A bit further on, Wright says that when Martin Luther King Jr. went beyond working for integration alone and, “had the courage to call the sin of Vietnam exactly what it was — an abomination before God — he had to have the audacity to hope.” Wright goes on to list prominent black leaders (Senator Brooke, Jackie Robinson, Carl Rowan, Roy Wilkins, and the Urban League) who turned against King over Vietnam:
It was all right for this preacher to protest against North American apartheid and segregated lunch counters, but when he dared speak the message God gave him against our racist, militaristic posture in South Vietnam and our racist involvement in South Africa, he was iced and isolated by all the establishment blacks. And in order for him to hang in and hold on, in order for him to have the audacity to hope, he had to have a vertical hookup that assimilated Negroes had forgotten all about. It was a hookup that said “before I’d be a slave [a slave to conservative theology that enslaves and preaches love], before I’d be a slave [a slave to right-wing ignorance that wears black robes on Sunday morning and white robes on Sunday night], before I’d be a slave [a slave to white America’s corporate dollars that hold and pull the purse strings of so many national black organizations], before I’d be a slave, I’d be buried in my grave, and go home to my God and be free.”....Martin was a man who integrated the buses of Montgomery and the streets of Selma, yes, but Martin also took on the unjust economic system of our country. He took on the iron-fisted military system.... [N.B.: The brackets in this passage were inserted by Wright himself, as a way of updating the meaning of an old anti-slavery spiritual. Also, “vertical hookup” here means “connection to God.” (p. 105)]

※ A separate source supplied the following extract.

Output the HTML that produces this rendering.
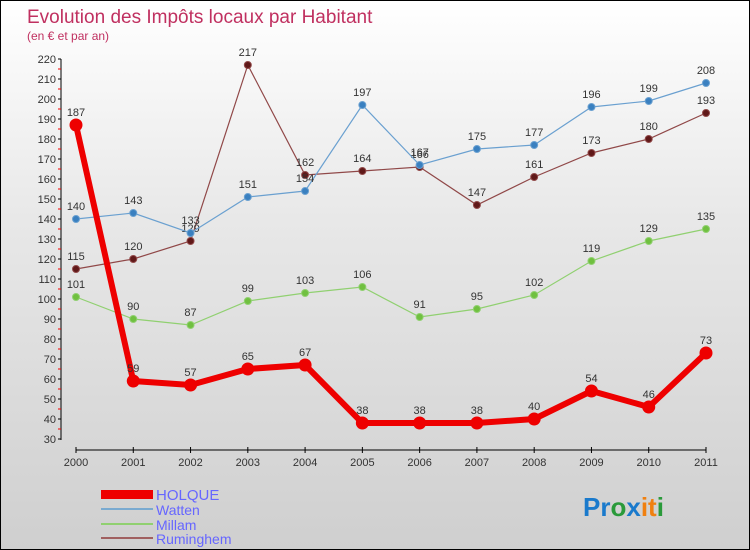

These political comments in Wright’s 1991 “Audacity to Hope” text may well have reworked and/or substituted for the remarks in the 1988 sermon chastising what Obama calls “the callousness of policy makers in the White House and in the State House.” But they are clearly echoed throughout the many sermons reprinted in What Makes You So Strong? Wright here is sounding attacks on American foreign policy, corporations, “assimilationist” blacks, and America’s founding icons and presidents that permeate both the body of his sermons, and black liberation theology more generally.
Zionism as Racism
For example, in the sermon “When God is Silent,” Wright launches a systematic attack on America’s military interventions:
We have no money to educate our inner-city children who happen to be black and brown, but we do have money to wage war in the Persian Gulf. We do have money to send those same black and brown children to an early and unnecessary grave, wearing the uniforms of a country that will not make funds available for making geniuses, only for making war. This country will exterminate them, but not educate them. And God is silent.
Martin gave his life for the cause of a more humane and just society and a reordering of an economic priority in a society gone insane with self-interest and sick military solutions for every problem. Twenty-two years later, none of those issues have gotten better by one iota; if anything, they have gotten worse. African Americans are still at the bottom of the economic ladder. There is a resurgence of racism. We have traded Vietnam for Grenada in the Reagan years and for Panama in the Bush years. Martin’s dream has turned into a nightmare, and God is silent.... [What Makes You So Strong, pp. 117-118.]